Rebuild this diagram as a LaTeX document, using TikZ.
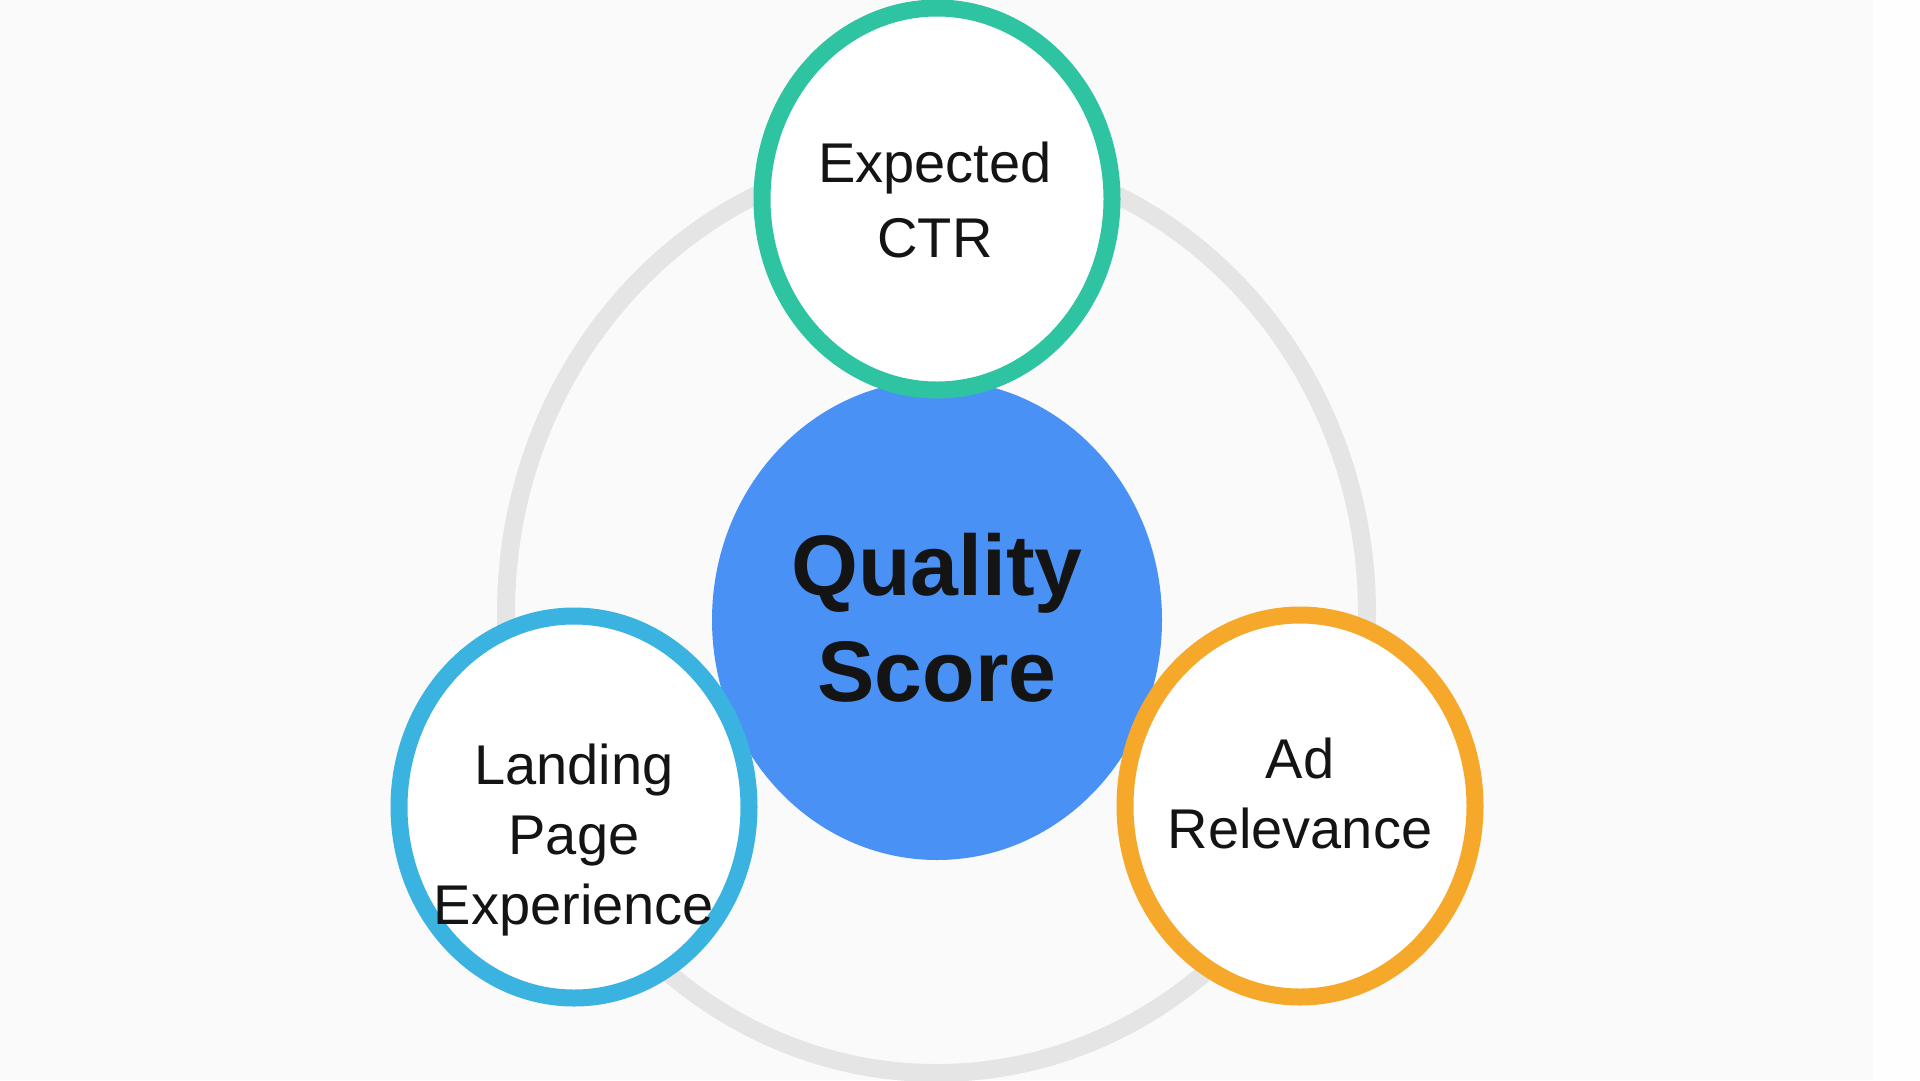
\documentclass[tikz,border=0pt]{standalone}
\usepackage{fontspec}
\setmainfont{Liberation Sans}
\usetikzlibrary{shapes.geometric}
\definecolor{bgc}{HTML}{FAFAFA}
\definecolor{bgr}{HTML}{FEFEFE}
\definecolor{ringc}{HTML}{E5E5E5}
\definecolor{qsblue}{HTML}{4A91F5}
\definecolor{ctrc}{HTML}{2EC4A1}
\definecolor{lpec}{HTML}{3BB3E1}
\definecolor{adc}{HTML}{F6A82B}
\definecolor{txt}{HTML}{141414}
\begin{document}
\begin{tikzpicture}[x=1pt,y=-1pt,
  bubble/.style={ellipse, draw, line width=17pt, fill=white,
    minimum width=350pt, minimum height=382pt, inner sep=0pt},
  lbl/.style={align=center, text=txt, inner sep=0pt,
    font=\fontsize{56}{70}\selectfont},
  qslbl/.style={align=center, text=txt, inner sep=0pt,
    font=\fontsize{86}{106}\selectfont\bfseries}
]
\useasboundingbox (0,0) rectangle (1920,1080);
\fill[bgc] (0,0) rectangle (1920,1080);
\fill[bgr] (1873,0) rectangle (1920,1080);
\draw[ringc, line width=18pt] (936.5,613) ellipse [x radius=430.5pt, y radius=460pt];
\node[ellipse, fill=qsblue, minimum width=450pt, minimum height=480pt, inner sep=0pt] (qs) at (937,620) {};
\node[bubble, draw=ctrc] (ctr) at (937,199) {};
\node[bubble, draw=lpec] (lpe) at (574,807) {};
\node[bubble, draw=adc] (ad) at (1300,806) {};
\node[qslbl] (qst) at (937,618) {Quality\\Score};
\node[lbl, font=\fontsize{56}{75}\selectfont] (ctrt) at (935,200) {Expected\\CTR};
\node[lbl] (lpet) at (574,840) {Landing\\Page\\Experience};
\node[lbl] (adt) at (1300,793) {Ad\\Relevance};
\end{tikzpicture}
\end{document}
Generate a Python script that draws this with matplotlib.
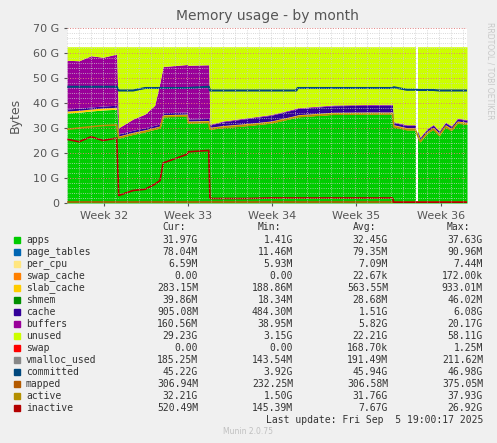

====================

Keep the pictures out and write out the records exactly.

**Written solution**.
Rebuild this diagram as a LaTeX document, using TikZ.
\documentclass[tikz,border=0pt]{standalone}
\usepackage{fontspec}
\setmainfont{Liberation Sans}
\usetikzlibrary{shapes.geometric}
\definecolor{bgc}{HTML}{FAFAFA}
\definecolor{bgr}{HTML}{FEFEFE}
\definecolor{ringc}{HTML}{E5E5E5}
\definecolor{qsblue}{HTML}{4A91F5}
\definecolor{ctrc}{HTML}{2EC4A1}
\definecolor{lpec}{HTML}{3BB3E1}
\definecolor{adc}{HTML}{F6A82B}
\definecolor{txt}{HTML}{141414}
\begin{document}
\begin{tikzpicture}[x=1pt,y=-1pt,
  bubble/.style={ellipse, draw, line width=17pt, fill=white,
    minimum width=350pt, minimum height=382pt, inner sep=0pt},
  lbl/.style={align=center, text=txt, inner sep=0pt,
    font=\fontsize{56}{70}\selectfont},
  qslbl/.style={align=center, text=txt, inner sep=0pt,
    font=\fontsize{86}{106}\selectfont\bfseries}
]
\useasboundingbox (0,0) rectangle (1920,1080);
\fill[bgc] (0,0) rectangle (1920,1080);
\fill[bgr] (1873,0) rectangle (1920,1080);
\draw[ringc, line width=18pt] (936.5,613) ellipse [x radius=430.5pt, y radius=460pt];
\node[ellipse, fill=qsblue, minimum width=450pt, minimum height=480pt, inner sep=0pt] (qs) at (937,620) {};
\node[bubble, draw=ctrc] (ctr) at (937,199) {};
\node[bubble, draw=lpec] (lpe) at (574,807) {};
\node[bubble, draw=adc] (ad) at (1300,806) {};
\node[qslbl] (qst) at (937,618) {Quality\\Score};
\node[lbl, font=\fontsize{56}{75}\selectfont] (ctrt) at (935,200) {Expected\\CTR};
\node[lbl] (lpet) at (574,840) {Landing\\Page\\Experience};
\node[lbl] (adt) at (1300,793) {Ad\\Relevance};
\end{tikzpicture}
\end{document}
Generate a Python script that draws this with matplotlib.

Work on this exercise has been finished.